Il suo scatto dei due innamorati che si baciano appassionatamente è una delle più iconiche della storia della fotografia. L’immagine naturalmente non poteva mancare nella grande retrospettiva dedicata al celebre fotografo francese Robert Doisneau allestita al Palazzo della Gran Guardia di Verona fino al 14 febbraio 2024. “Le Baiser de l’Hôtel de Ville”, è il titolo della foto, scattata nel 1950 a Parigi ed esposta tra oltre 130 foto in bianco e nero provenienti dalla collezione dell’Atelier Robert Doisneau, a raccontare lo stile unico ed elegante dell’artista dell’obiettivo scomparso nel 1994. Ideata da Gabriel Bauret, a sua volta fotografo ma ora consacrato alla critica e alla curatela, la mostra indaga il modo di vedere il mondo di Doisneau: «Quello che cercavo di mostrare era un mondo dove mi sarei sentito bene, dove le persone sarebbero state gentili, dove avrei trovato la tenerezza che speravo di ricevere. Le mie foto erano come una prova che questo mondo può esistere».

La potenza delle immagini

Forse anche per questo i suoi scatti sono entrati a far parte dell’immaginario collettivo mondiale: per questa sua capacità di rappresentare l’umanità migliore, di credere nel lato positivo delle cose. La giocosità e l’innocenza dei bambini, l’amore lirico, il lavoro quotidiano di persone semplici assurgono dietro al suo obiettivo ad assoluti, idee platoniche di perfezione, incidendo nella storia dell’iconografia umana tracce indelebili.
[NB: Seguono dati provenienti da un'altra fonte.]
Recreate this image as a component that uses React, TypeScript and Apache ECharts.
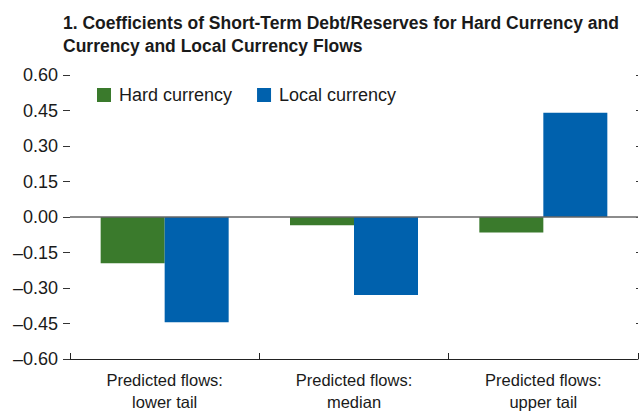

Lo scatto dei due giovani che si baciano è una sorta di eccezione al metodo di lavoro di Doisneau, che solitamente, da fotogiornalista abituato sul campo, sapeva afferrare la realtà con tempismo perfetto: in questo caso invece non si trattò di un’immagine rubata sul momento, ma di un preciso set up voluto dal fotografo che dopo aver visto i due baciarsi chiese loro di posare per lui, per un servizio che stava realizzando per il periodico americano Life. Ciò non toglie niente alla potenza di questa immagine, che ha fatto breccia nel panorama visivo contemporaneo per come riesce a esprimere con delicatezza, quasi come in una danza, la vicinanza di due persone appassionate.

Il Mondo a Venezia

Sempre in Veneto, ma stavolta nel capoluogo, è l’esposizione “Il Mondo e Venezia. 1936-56” dedicata a un altro grande dell’obiettivo, David “Chim” Seymour, tra i fondatori dell’agenzia Magnum Photos: una selezione di 150 suoi lavori, oltre a un’ulteriore cinquantina di pezzi tra documenti, lettere e riviste d’epoca, è allestita al museo di Palazzo Grimani fino al 17 marzo 2024. Anche in questo caso si parla di una leggenda della fotografia: Seymour, noto anche con lo pseudonimo Chim abbreviazione del suo cognome, ha scattato alcune tra le immagini più importanti del fotogiornalismo internazionale, come quelle dei reportage sulla Francia del 1936 o il progetto del 1948 intitolato “Children of War”, commissionato dall’UNICEF e dedicato agli orfani di guerra. Una sezione delle immagini in mostra è dedicata ai ritratti di personaggi celebri: Maria Callas al pianoforte, Gina Lollobrigida con lo sguardo sognante, una virginale, giovanissima Audrey Hepburn, ma anche papa Paolo VI prima di salire al soglio pontificio.

Il ruolo della valigia

Accanto a questi nomi di spicco, le immagini di persone comuni, di gesti semplici, di ragazze che sorridono e perfino di piccioni, che a Venezia sono cittadini e simbolo, dimostrano come la cura di Chim nel guardare e creare le proprie fotografie non differisca a seconda del soggetto ma centri sempre la perfezione emotiva ed estetica. Tra i documenti che completano la narrazione del fotografo sono esposti alcuni documenti dedicati alla “Maleta Mexicana”, una valigia contenente 4.500 negativi di Seymour e dei colleghi Robert Capa e Gerda Taro che i tre, fuggiti per non essere catturati perché di religione ebraica o dissidenti con l’invasione di Parigi da parte dell’esercito tedesco nel 1939, avevano spedito in Messico e che sembrava perduta. Rocambolescamente ritrovata nel 1995, la valigia ha consentito di approfondire diversi aspetti della Guerra Civile spagnola grazie agli scatti che conteneva, la cui sezione relativa al lavoro di Seymour è ora in parte ammirabile in mostra.